Bedsores : a serious medical problem

Bedsores, also referred to as pressure sores and decubitus ulcers, are a serious medical problem. Unfortunately, elderly nursing home residents and hospital patients are typically the ones who develop these sores. Decubitus ulcers are painful and result from prolonged pressure on an area of the body that has a bony prominence and a thin covering of flesh. Examples of common pressure sore areas include the tailbone, heels, elbows, and shoulder blades. Bedsores can be caused by a variety of factors, including:

  • The presence of moisture due to unchanged adult diapers and wet sheets
  • Malnutrition and dehydration
  • Immobility
  • The failure of nursing care providers to reposition bedridden patients regularly

In order to prevent decubitus ulcers, it is imperative that the resident be turned and repositioned frequently. People that cannot move on their own should be turned and repositioned every two hours in order to prevent skin breakdown.

People who have bedsores suffer immense pain and can even die. In one alarming case, a Pennsylvania nursing home resident suffered a severe decubitus ulcer that was so deep, it penetrated her internal organs and her bowel drained from her hip. She eventually died.

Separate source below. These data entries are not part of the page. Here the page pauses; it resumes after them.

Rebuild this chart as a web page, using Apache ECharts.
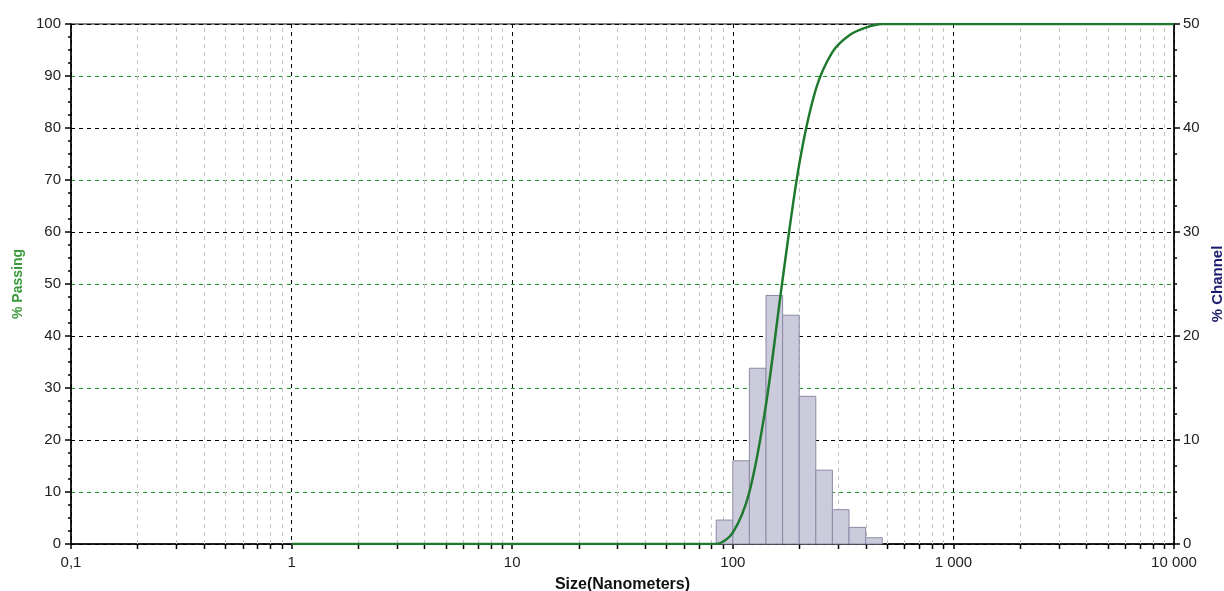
<!DOCTYPE html>
<html>
<head>
<meta charset="utf-8">
<script src="https://cdn.jsdelivr.net/npm/echarts@6/dist/echarts.min.js"></script>
<style>
  html, body { margin: 0; padding: 0; background: #fff; }
  #chart { width: 1224px; height: 591px; }
</style>
</head>
<body>
<div id="chart"></div>
<script>
// histogram bins (nm) and % channel
const binLow = [84.1, 100, 118.9, 141.4, 168.2, 200, 237.8, 282.8, 336.4, 400]
const binHigh = [100, 118.9, 141.4, 168.2, 200, 237.8, 282.8, 336.4, 400, 475.7]
const channel = [2.3, 8.0, 16.9, 23.9, 22.0, 14.2, 7.1, 3.3, 1.6, 0.6]

// cumulative % passing curve
const passSize = [1, 84.1, 100, 118.9, 141.4, 168.2, 200, 237.8, 282.8, 336.4, 400, 475.7, 10000]
const passing = [0, 0, 2.2, 10.0, 26.8, 50.9, 73.0, 87.4, 94.6, 97.8, 99.3, 100, 100]

// minor log ticks (2..9 in each decade)
const minorTicks = [
  0.2, 0.3, 0.4, 0.5, 0.6, 0.7, 0.8, 0.9,
  2, 3, 4, 5, 6, 7, 8, 9,
  20, 30, 40, 50, 60, 70, 80, 90,
  200, 300, 400, 500, 600, 700, 800, 900,
  2000, 3000, 4000, 5000, 6000, 7000, 8000, 9000
]

const font = 'Liberation Sans, Arial, sans-serif'

function fmtX (v) {
  if (v < 1) return String(v).replace('.', ',')
  return String(Math.round(v)).replace(/\B(?=(\d{3})+(?!\d))/g, ' ')
}

const chart = echarts.init(document.getElementById('chart'))
chart.setOption({
  animation: false,
  backgroundColor: '#fff',
  grid: {
    left: 71, right: 50, top: 24, bottom: 47,
    containLabel: false, outerBoundsMode: 'none',
    show: true, borderColor: '#000', borderWidth: 1
  },
  xAxis: {
    type: 'log',
    logBase: 10,
    min: 0.1,
    max: 10000,
    name: 'Size(Nanometers)',
    nameLocation: 'middle',
    nameGap: 33,
    nameTextStyle: { fontFamily: font, fontSize: 16, fontWeight: 'bold', color: '#111' },
    axisLine: { onZero: false, lineStyle: { color: '#000', width: 1.5 } },
    axisTick: { show: true, length: 5, lineStyle: { color: '#000', width: 1.5 } },
    axisLabel: { formatter: fmtX, fontFamily: font, fontSize: 15, color: '#222', margin: 11 },
    splitLine: { show: true, lineStyle: { color: '#000', type: [4, 4], width: 1 } }
  },
  yAxis: [
    {
      type: 'value',
      min: 0,
      max: 100,
      interval: 10,
      name: '% Passing',
      nameLocation: 'middle',
      nameRotate: 90,
      nameGap: 46,
      nameTextStyle: { fontFamily: font, fontSize: 14, fontWeight: 'bold', color: '#3a9a3a' },
      axisLine: { show: true, lineStyle: { color: '#000', width: 1.5 } },
      axisTick: { show: true, length: 6, lineStyle: { color: '#000', width: 1.5 } },
      minorTick: { show: true, splitNumber: 4, length: 3, lineStyle: { color: '#000', width: 1.5 } },
      axisLabel: { fontFamily: font, fontSize: 15, color: '#222', margin: 10 },
      splitLine: { show: true, lineStyle: { color: '#1f9a1f', type: [4, 4], width: 1 } }
    },
    {
      type: 'value',
      min: 0,
      max: 50,
      interval: 10,
      position: 'right',
      name: '% Channel',
      nameLocation: 'middle',
      nameRotate: 90,
      nameGap: 34,
      nameTextStyle: { fontFamily: font, fontSize: 15, fontWeight: 'bold', color: '#1c1c6c' },
      axisLine: { show: true, lineStyle: { color: '#000', width: 1.5 } },
      axisTick: { show: true, length: 6, lineStyle: { color: '#000', width: 1.5 } },
      minorTick: { show: true, splitNumber: 4, length: 3, lineStyle: { color: '#000', width: 1.5 } },
      axisLabel: { fontFamily: font, fontSize: 15, color: '#222', margin: 9 },
      splitLine: { show: true, lineStyle: { color: '#000', type: [4, 4], width: 1 } }
    }
  ],
  series: [
    {
      // minor log grid lines and bottom ticks
      type: 'custom',
      z: 1,
      clip: false,
      silent: true,
      yAxisIndex: 0,
      data: minorTicks.map(v => [v, 0]),
      renderItem: function (params, api) {
        const bottom = api.coord([api.value(0), 0])
        const top = api.coord([api.value(0), 100])
        const x = Math.round(bottom[0]) + 0.5
        return {
          type: 'group',
          children: [
            {
              type: 'line',
              shape: { x1: x, y1: bottom[1], x2: x, y2: top[1] },
              style: { stroke: '#c4c4c4', lineWidth: 1, lineDash: [4, 4] }
            },
            {
              type: 'line',
              shape: { x1: x, y1: bottom[1], x2: x, y2: bottom[1] + 5 },
              style: { stroke: '#000', lineWidth: 1.5 }
            }
          ]
        }
      }
    },
    {
      type: 'custom',
      z: 3,
      yAxisIndex: 1,
      data: binLow.map((lo, i) => [lo, binHigh[i], channel[i]]),
      encode: { x: [0, 1], y: 2 },
      renderItem: function (params, api) {
        const p0 = api.coord([api.value(0), 0])
        const p1 = api.coord([api.value(1), api.value(2)])
        return {
          type: 'rect',
          shape: { x: p0[0], y: p1[1], width: p1[0] - p0[0], height: p0[1] - p1[1] },
          style: { fill: '#cbcbdb', stroke: '#8a8aa6', lineWidth: 1 }
        }
      }
    },
    {
      type: 'line',
      z: 4,
      yAxisIndex: 0,
      data: passSize.map((s, i) => [s, passing[i]]),
      symbol: 'none',
      smooth: 0.3,
      lineStyle: { color: '#1f7a30', width: 2.5 }
    }
  ]
})
</script>
</body>
</html>
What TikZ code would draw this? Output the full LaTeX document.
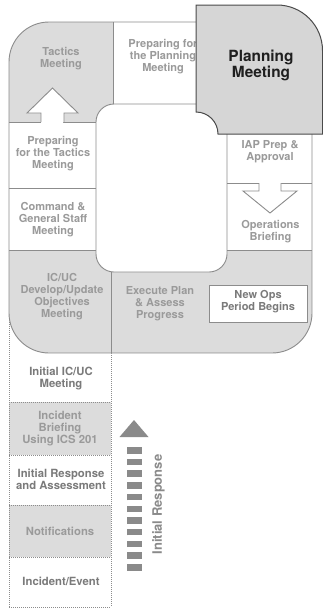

What is more alarming is that most bedsores can be prevented. Additionally, when the sores do develop, most can be cured. Despite this, it is estimated that as many as one-fourth of nursing home residents fall victim to bedsores at some point during their stay. Many elderly nursing home residents are at high risk for developing pressure sores. High risk factors for decubitus ulcers include:

  • Residents aged 75 and older
  • Residents needing help with feeding and those totally unable to feed themselves
  • Residents who have a limited ability to reposition themselves, which may be  caused by physical inability or the use of restraints
  • Residents who cannot sense the need to reposition
  • Residents who are underweight
  • Residents who suffer from decreased mental status
  • Residents with dry skin
  • Residents who are incontinent
  • Residents with special medical conditions, including diabetes, cancer, and multiple sclerosis

The law requires that a nursing home must ensure that a resident does not develop bedsores, unless the resident’s medical condition shows that the bedsores were unavoidable.

Many times, however, the development of bedsores is avoidable, and the reason for their development is the negligence of the nursing home. It is also important to note that the law also requires the nursing home to prevent the progression of any bedsores the resident may have at, or during, admission to the nursing home facility.